Gene-environment interactions and disease


Bayesian network modeling of gene-environment interactions and cancer susceptibility

Duration and funding source: 5 years (September 2011 – August 2016) ; National Institutes of Health

Personnel: M. Borsuk (PI), C. Su, A. Andrew, M. Karagas, J. Moore (Dartmouth)

Synopsis: Studies of the relation between genetic traits and cancer susceptibility are often inconclusive or conflicting. This is likely due to the challenges of accommodating multiple genetic and environmental risk factors using traditional analytic models. Each risk factor is likely to contribute to susceptibility through a combination of additive and non-additive interactions with other risk factors, and such interactions are not often addressed by conventional methods. Additionally, data from single studies rarely allow for conclusive identification of causal relationships in such complex systems. Yet, there is often a wealth of knowledge available from previous studies that could be brought to bear on the task of model building. In this project, we explore the applicability of Bayesian networks for  combining this prior knowledge with observational data to infer causal relations.

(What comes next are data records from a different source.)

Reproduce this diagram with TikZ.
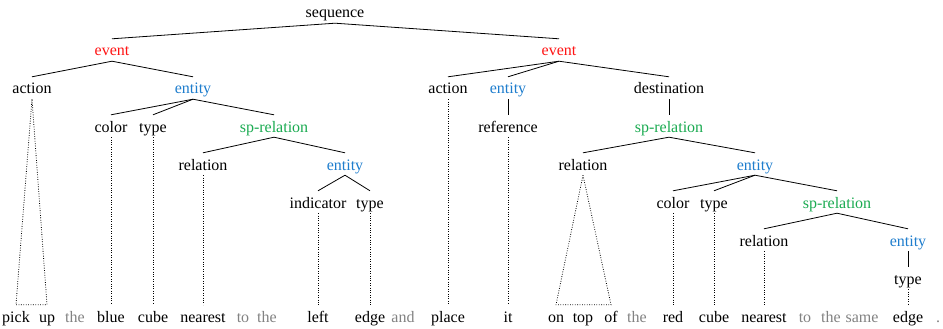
\documentclass[tikz,border=0pt]{standalone}
\usepackage{fontspec}
\newfontfamily\treefont{Liberation Serif}
\usetikzlibrary{positioning}

\definecolor{evcol}{RGB}{255,20,20}
\definecolor{entcol}{RGB}{30,125,205}
\definecolor{relcol}{RGB}{25,170,80}
\definecolor{fillcol}{RGB}{130,130,130}

\begin{document}
\begin{tikzpicture}[
x=1pt,y=-1pt,
tag/.style={
  anchor=base,
  inner sep=2pt,
  text height=15pt,
  text depth=3pt,
  font=\treefont\fontsize{16}{19}\selectfont
  },
event/.style={tag,text=evcol},
entity/.style={tag,text=entcol},
sprel/.style={tag,text=relcol},
word/.style={tag},
filler/.style={tag,text=fillcol},
branch/.style={line width=0.8pt},
leaf/.style={line width=0.8pt,dash pattern=on 0.8pt off 1.6pt}
]
\useasboundingbox (0,0) rectangle (943,329);

% tree
\node[tag]    (seq)  at (335,18)  {sequence};
\node[event]  (ev1)  at (112,56)  {event};
\node[event]  (ev2)  at (559,56)  {event};
\node[tag]    (act1) at (32,94)   {action};
\node[entity] (ent1) at (193,94)  {entity};
\node[tag]    (act2) at (448,94)  {action};
\node[entity] (ent2) at (508,94)  {entity};
\node[tag]    (dest) at (669,94)  {destination};
\node[tag]    (col1) at (111,132) {color};
\node[tag]    (typ1) at (153,132) {type};
\node[sprel]  (spr1) at (274,132) {sp-relation};
\node[tag]    (ref)  at (508,132) {reference};
\node[sprel]  (spr2) at (669,132) {sp-relation};
\node[tag]    (rel1) at (203,170) {relation};
\node[entity] (ent3) at (345,170) {entity};
\node[tag]    (rel2) at (583,170) {relation};
\node[entity] (ent4) at (755,170) {entity};
\node[tag]    (ind)  at (318,208) {indicator};
\node[tag]    (typ3) at (370,208) {type};
\node[tag]    (col2) at (673,208) {color};
\node[tag]    (typ2) at (714,208) {type};
\node[sprel]  (spr3) at (837,208) {sp-relation};
\node[tag]    (rel3) at (764,246) {relation};
\node[entity] (ent5) at (908,246) {entity};
\node[tag]    (typ4) at (908,284) {type};

% sentence
\foreach \n/\x/\t in {pick/16/pick, up/47/up, blue/111/blue, cube/153/cube,
  near/203/nearest, left/318/left, edge/370/edge, place/448/place, it/508/it,
  on/556/on, top/583/top, of/611/of, red/673/red, cubeb/714/cube,
  nearb/764/nearest, edgeb/908/edge}
  \node[word] (\n) at (\x,322) {\t};
\foreach \x/\t [count=\i] in {75/the, 243/to, 267/the, 403/and, 637/the,
  805/to, 831/the, 862/same, 938/.}
  \node[filler] (f\i) at (\x,322) {\t};

% branches
\foreach \p/\c in {seq/ev1, seq/ev2, ev1/act1, ev1/ent1, ent1/col1, ent1/typ1,
  ent1/spr1, spr1/rel1, spr1/ent3, ent3/ind, ent3/typ3, ev2/act2, ev2/ent2,
  ev2/dest, ent2/ref, dest/spr2, spr2/rel2, spr2/ent4, ent4/col2, ent4/typ2,
  ent4/spr3, spr3/rel3, spr3/ent5, ent5/typ4}
  \draw[branch] (\p.south) -- (\c.north);

% leaves
\foreach \p/\c in {col1/blue, typ1/cube, rel1/near, ind/left, typ3/edge,
  act2/place, ref/it, col2/red, typ2/cubeb, rel3/nearb, typ4/edgeb}
  \draw[leaf] (\p.south) -- (\c.north);
\draw[leaf] (act1.south) -- (pick.north) -- (up.north) -- cycle;
\draw[leaf] (rel2.south) -- (on.north) -- (of.north) -- cycle;

\end{tikzpicture}
\end{document}
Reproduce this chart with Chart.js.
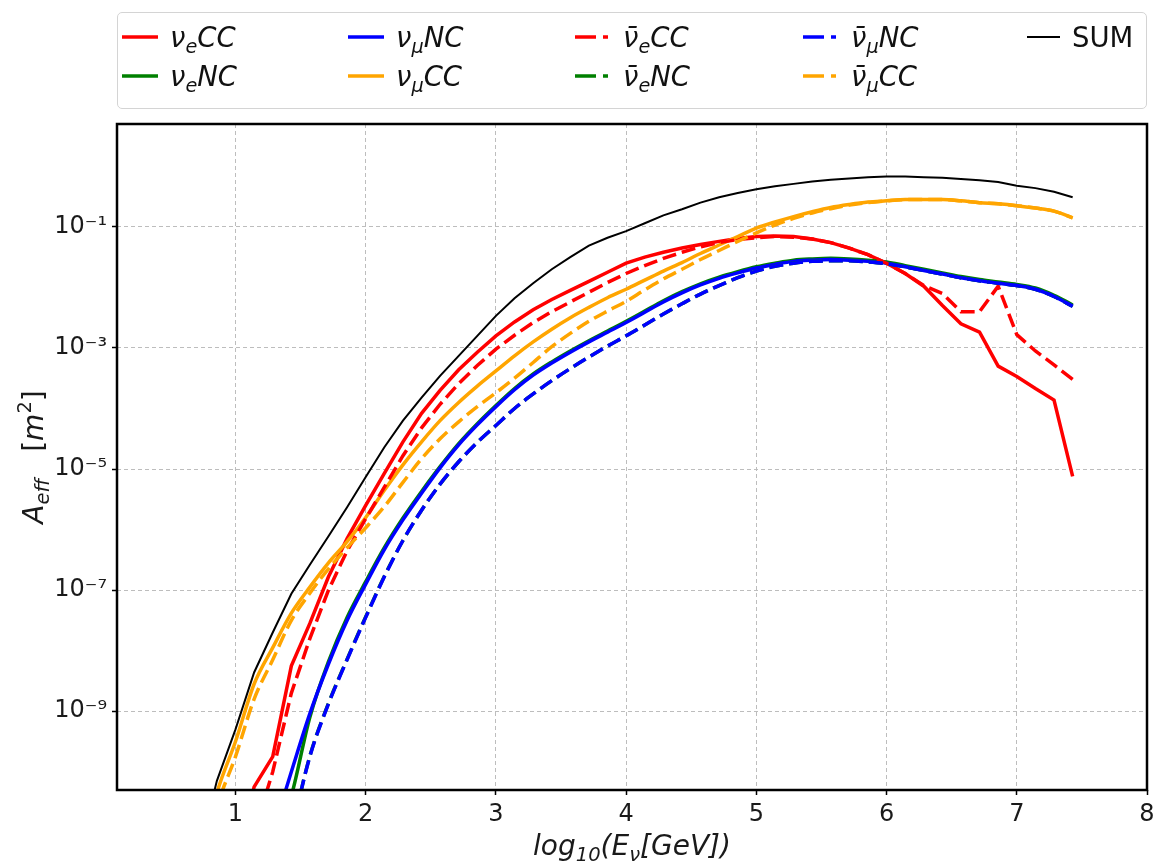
<!DOCTYPE html>
<html>
<head>
<meta charset="utf-8">
<script src="https://cdn.jsdelivr.net/npm/chart.js@4.4.0/dist/chart.umd.min.js"></script>
<style>
  body { margin: 0; background: #fff; font-family: 'DejaVu Sans', sans-serif; }
  #wrap { position: relative; width: 1153px; height: 863px; }
  #legendBox { position: absolute; left: 117px; top: 12px; width: 1030px; height: 97px;
    box-sizing: border-box; border: 1.5px solid #d4d4d4; border-radius: 5px; }
  .item { position: absolute; display: flex; align-items: center; height: 34px;
    font-size: 27.5px; color: #111; white-space: nowrap; }
  .item svg { margin-right: 12px; }
  .math { font-style: italic; }
  .math .s { font-size: 0.7em; position: relative; top: 0.32em; }
</style>
</head>
<body>
<div id="wrap">
  <canvas id="aeff" width="1153" height="863"></canvas>
  <div id="legendBox"></div>
</div>
<script>
// log10(E_nu / GeV) sample points
const logE = [0.714, 0.857, 1.000, 1.143, 1.286, 1.429, 1.571, 1.714, 1.857, 2.000,
  2.143, 2.286, 2.429, 2.571, 2.714, 2.857, 3.000, 3.143, 3.286, 3.429,
  3.571, 3.714, 3.857, 4.000, 4.143, 4.286, 4.429, 4.571, 4.714, 4.857,
  5.000, 5.143, 5.286, 5.429, 5.571, 5.714, 5.857, 6.000, 6.143, 6.286,
  6.429, 6.571, 6.714, 6.857, 7.000, 7.143, 7.286, 7.429];

// log10(A_eff / m^2) per channel
const nueCC = [null, null, -11.5, -10.25, -9.75, -8.25, -7.55, -6.78, -6.15, -5.60,
  -5.07, -4.55, -4.08, -3.70, -3.36, -3.07, -2.80, -2.57, -2.37, -2.20,
  -2.05, -1.90, -1.75, -1.60, -1.50, -1.42, -1.35, -1.29, -1.24, -1.19,
  -1.16, -1.15, -1.16, -1.20, -1.26, -1.35, -1.46, -1.60, -1.77, -1.98,
  -2.30, -2.60, -2.74, -3.30, -3.47, -3.67, -3.86, -5.12];
const nueNC = [null, null, null, null, -11.3, -10.4, -9.10, -8.18, -7.45, -6.86,
  -6.30, -5.81, -5.37, -4.96, -4.58, -4.25, -3.95, -3.67, -3.43, -3.23,
  -3.05, -2.88, -2.72, -2.56, -2.39, -2.22, -2.07, -1.94, -1.83, -1.74,
  -1.66, -1.60, -1.55, -1.53, -1.52, -1.53, -1.55, -1.58, -1.64, -1.70,
  -1.76, -1.82, -1.87, -1.91, -1.95, -2.01, -2.13, -2.29];
const numuNC = [null, null, null, null, -11.0, -10.0, -9.04, -8.22, -7.50, -6.90,
  -6.33, -5.84, -5.40, -4.98, -4.60, -4.27, -3.97, -3.69, -3.45, -3.25,
  -3.07, -2.90, -2.74, -2.58, -2.41, -2.24, -2.09, -1.96, -1.85, -1.76,
  -1.68, -1.62, -1.57, -1.55, -1.54, -1.55, -1.57, -1.60, -1.66, -1.72,
  -1.78, -1.84, -1.89, -1.93, -1.97, -2.03, -2.15, -2.31];
const numuCC = [-11.6, -10.35, -9.50, -8.55, -7.95, -7.38, -6.95, -6.55, -6.20, -5.80,
  -5.35, -4.93, -4.55, -4.20, -3.90, -3.63, -3.38, -3.13, -2.90, -2.69,
  -2.50, -2.33, -2.17, -2.03, -1.88, -1.73, -1.59, -1.44, -1.30, -1.16,
  -1.02, -0.92, -0.83, -0.75, -0.68, -0.63, -0.59, -0.57, -0.55, -0.55,
  -0.55, -0.57, -0.60, -0.62, -0.65, -0.69, -0.74, -0.85];
const nuebarCC = [null, null, null, -11.0, -10.0, -8.70, -7.80, -7.00, -6.35, -5.82,
  -5.30, -4.78, -4.32, -3.93, -3.59, -3.29, -3.02, -2.79, -2.58, -2.40,
  -2.24, -2.08, -1.92, -1.77, -1.64, -1.52, -1.42, -1.33, -1.26, -1.21,
  -1.18, -1.16, -1.17, -1.20, -1.26, -1.35, -1.46, -1.60, -1.77, -1.97,
  -2.10, -2.40, -2.40, -1.98, -2.78, -3.05, -3.28, -3.52];
const nuebarNC = [null, null, null, null, null, -11.0, -9.74, -8.87, -8.14, -7.44,
  -6.77, -6.18, -5.68, -5.25, -4.88, -4.56, -4.28, -4.00, -3.76, -3.54,
  -3.34, -3.15, -2.97, -2.80, -2.62, -2.44, -2.27, -2.11, -1.97, -1.84,
  -1.73, -1.65, -1.60, -1.57, -1.56, -1.56, -1.58, -1.61, -1.66, -1.72,
  -1.78, -1.84, -1.89, -1.93, -1.97, -2.03, -2.15, -2.31];
const numubarNC = [null, null, null, null, null, -11.0, -9.75, -8.88, -8.15, -7.45,
  -6.78, -6.18, -5.68, -5.25, -4.88, -4.56, -4.28, -4.00, -3.76, -3.54,
  -3.34, -3.15, -2.97, -2.80, -2.62, -2.44, -2.27, -2.11, -1.97, -1.84,
  -1.73, -1.65, -1.60, -1.57, -1.56, -1.56, -1.58, -1.61, -1.66, -1.72,
  -1.78, -1.84, -1.89, -1.93, -1.97, -2.03, -2.15, -2.31];
const numubarCC = [-12.0, -10.6, -9.75, -8.80, -8.15, -7.50, -7.05, -6.65, -6.30, -5.97,
  -5.62, -5.22, -4.83, -4.50, -4.22, -3.97, -3.74, -3.50, -3.24, -2.98,
  -2.76, -2.56, -2.39, -2.23, -2.04, -1.86, -1.70, -1.54, -1.39, -1.24,
  -1.10, -0.97, -0.86, -0.77, -0.70, -0.64, -0.60, -0.57, -0.55, -0.55,
  -0.55, -0.57, -0.60, -0.62, -0.65, -0.69, -0.74, -0.85];
const sumAll = [-11.4, -10.15, -9.30, -8.36, -7.70, -7.06, -6.58, -6.11, -5.63, -5.13,
  -4.64, -4.20, -3.82, -3.46, -3.13, -2.80, -2.47, -2.18, -1.93, -1.70,
  -1.50, -1.31, -1.18, -1.07, -0.94, -0.81, -0.71, -0.60, -0.51, -0.44,
  -0.38, -0.33, -0.29, -0.25, -0.22, -0.20, -0.18, -0.17, -0.17, -0.18,
  -0.19, -0.21, -0.23, -0.26, -0.32, -0.36, -0.42, -0.51];

const xTicks = [1, 2, 3, 4, 5, 6, 7, 8];
const yTickExponents = [-9, -7, -5, -3, -1];

// same order as the plot calls; legend fills column by column
const series = [
  { name: 'νeCC',  html: 'ν<span class="s">e</span>CC', vals: nueCC, color: '#ff0000', dashed: false },
  { name: 'νeNC',  html: 'ν<span class="s">e</span>NC', vals: nueNC, color: '#008000', dashed: false, smooth: true },
  { name: 'νμNC',  html: 'ν<span class="s">μ</span>NC', vals: numuNC, color: '#0000ff', dashed: false, smooth: true },
  { name: 'νμCC',  html: 'ν<span class="s">μ</span>CC', vals: numuCC, color: '#ffa500', dashed: false, smooth: true },
  { name: 'ν̄eCC', html: 'ν̄<span class="s">e</span>CC', vals: nuebarCC, color: '#ff0000', dashed: true },
  { name: 'ν̄eNC', html: 'ν̄<span class="s">e</span>NC', vals: nuebarNC, color: '#008000', dashed: true, smooth: true },
  { name: 'ν̄μNC', html: 'ν̄<span class="s">μ</span>NC', vals: numubarNC, color: '#0000ff', dashed: true, smooth: true },
  { name: 'ν̄μCC', html: 'ν̄<span class="s">μ</span>CC', vals: numubarCC, color: '#ffa500', dashed: true, smooth: true },
  { name: 'SUM',   html: 'SUM', vals: sumAll, color: '#000000', dashed: false, thin: true }
];

const FONT = '"DejaVu Sans", sans-serif';
const SUP = { '-': '⁻', '0': '⁰', '1': '¹', '2': '²', '3': '³', '4': '⁴', '5': '⁵', '6': '⁶', '7': '⁷', '8': '⁸', '9': '⁹' };

function richText(ctx, runs, cx, baseY) {
  let total = 0;
  runs.forEach(r => {
    ctx.font = (r.it ? 'italic ' : '') + r.size + 'px ' + FONT;
    r.w = ctx.measureText(r.t).width;
    total += r.w;
  });
  let x = cx - total / 2;
  runs.forEach(r => {
    ctx.font = (r.it ? 'italic ' : '') + r.size + 'px ' + FONT;
    ctx.fillText(r.t, x, baseY + (r.dy || 0));
    x += r.w;
  });
}

const framePlugin = {
  id: 'frame',
  afterDatasetsDraw(chart) {
    const { ctx, chartArea: a } = chart;
    ctx.save();
    ctx.strokeStyle = '#000';
    ctx.lineWidth = 2.5;
    ctx.strokeRect(a.left, a.top, a.right - a.left, a.bottom - a.top);
    ctx.restore();
  }
};

const axisTitles = {
  id: 'axisTitles',
  afterDraw(chart) {
    const { ctx, chartArea: a } = chart;
    ctx.save();
    ctx.fillStyle = '#1a1a1a';
    ctx.textBaseline = 'alphabetic';
    ctx.textAlign = 'left';
    richText(ctx, [
      { t: 'log', size: 28, it: true },
      { t: '10', size: 19.5, it: true, dy: 6 },
      { t: '(E', size: 28, it: true },
      { t: 'ν', size: 19.5, it: true, dy: 6 },
      { t: '[GeV])', size: 28, it: true }
    ], (a.left + a.right) / 2, 855);
    ctx.translate(43, (a.top + a.bottom) / 2);
    ctx.rotate(-Math.PI / 2);
    richText(ctx, [
      { t: 'A', size: 28, it: true },
      { t: 'eff', size: 19.5, it: true, dy: 6 },
      { t: '   [', size: 28 },
      { t: 'm', size: 28, it: true },
      { t: '2', size: 19.5, dy: -12 },
      { t: ']', size: 28 }
    ], 0, 0);
    ctx.restore();
  }
};

const datasets = series.map((s, i) => ({
  label: s.name,
  data: logE.map((x, j) => ({ x: x, y: s.vals[j] === null ? null : Math.pow(10, s.vals[j]) })),
  borderColor: s.color,
  borderWidth: s.thin ? 2 : 3.5,
  borderDash: s.dashed ? [14, 6] : [],
  pointRadius: 0,
  tension: 0,
  cubicInterpolationMode: s.smooth ? 'monotone' : 'default',
  fill: false,
  clip: 0,
  order: series.length - i
}));

const gridStyle = { color: '#bdbdbd', lineWidth: 1, drawTicks: true, tickLength: 5, tickColor: '#000', tickWidth: 1.5 };

new Chart(document.getElementById('aeff').getContext('2d'), {
  type: 'line',
  data: { datasets: datasets },
  options: {
    responsive: false,
    animation: false,
    devicePixelRatio: 1,
    layout: { padding: { left: 0, top: 124, right: 6, bottom: 0 } },
    plugins: { legend: { display: false }, tooltip: { enabled: false } },
    scales: {
      x: {
        type: 'linear', min: 0.09, max: 8,
        afterBuildTicks: s => { s.ticks = xTicks.map(v => ({ value: v })); },
        afterFit: s => { s.height = 73; s.paddingLeft = 0; s.paddingRight = 0; },
        grid: gridStyle,
        border: { display: false, dash: [4, 3] },
        ticks: { font: { family: FONT, size: 24 }, color: '#1a1a1a', padding: 5, maxRotation: 0,
          callback: v => String(v) }
      },
      y: {
        type: 'logarithmic', min: 5e-11, max: 5,
        afterBuildTicks: s => { s.ticks = yTickExponents.map(e => ({ value: Math.pow(10, e) })); },
        afterFit: s => { s.width = 117; s.paddingTop = 0; s.paddingBottom = 0; },
        grid: gridStyle,
        border: { display: false, dash: [4, 3] },
        ticks: { font: { family: FONT, size: 24 }, color: '#1a1a1a', padding: 5,
          callback: v => '10' + String(Math.round(Math.log10(v))).split('').map(c => SUP[c]).join('') }
      }
    }
  },
  plugins: [framePlugin, axisTitles]
});

// legend: 5 columns x 2 rows, filled column-wise like matplotlib ncol=5
const colX = [122, 348, 575, 803, 1027];
const rowY = [37, 76];
const wrap = document.getElementById('wrap');
series.forEach((s, i) => {
  const col = Math.floor(i / 2), row = i % 2;
  const item = document.createElement('div');
  item.className = 'item';
  item.style.left = colX[col] + 'px';
  item.style.top = (rowY[row] - 17) + 'px';
  const len = s.thin ? 33 : 36;
  const dash = s.dashed ? ' stroke-dasharray="21 7 5 40"' : '';
  item.innerHTML = '<svg width="' + len + '" height="8"><line x1="0" y1="4" x2="' + len + '" y2="4" stroke="' +
    s.color + '" stroke-width="' + (s.thin ? 2 : 3.5) + '"' + dash + '/></svg>' +
    '<span class="' + (s.thin ? '' : 'math') + '">' + s.html + '</span>';
  wrap.appendChild(item);
});
</script>
</body>
</html>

Our first step is to develop the causal Bayesian network approach for application to epidemiological data on genes, the environment, and cancer incidence. Our previous work suggests that Bayesian networks are appropriate and powerful tools for analyzing such data. We will then apply the developed algorithms and prior knowledge encoding techniques to existing data from a large population-based, case-control study on bladder cancer. This will allow us to test the practicality, usefulness, and efficacy of the approach on real-world data. The biologic plausibility of the identified relations will next be interpreted and then quantified in detail using mechanistically based interaction models. As a final validation step, the impact of influential polymorphisms on targeted biological processes will be confirmed using assays for expression and function. We anticipate that by combining recent advances in the use of Bayesian networks for statistical causal inference with a rich genetic epidemiological data set and focused laboratory experiments, the proposed project will yield new methods for revealing how genes and the environment interact to determine cancer risk.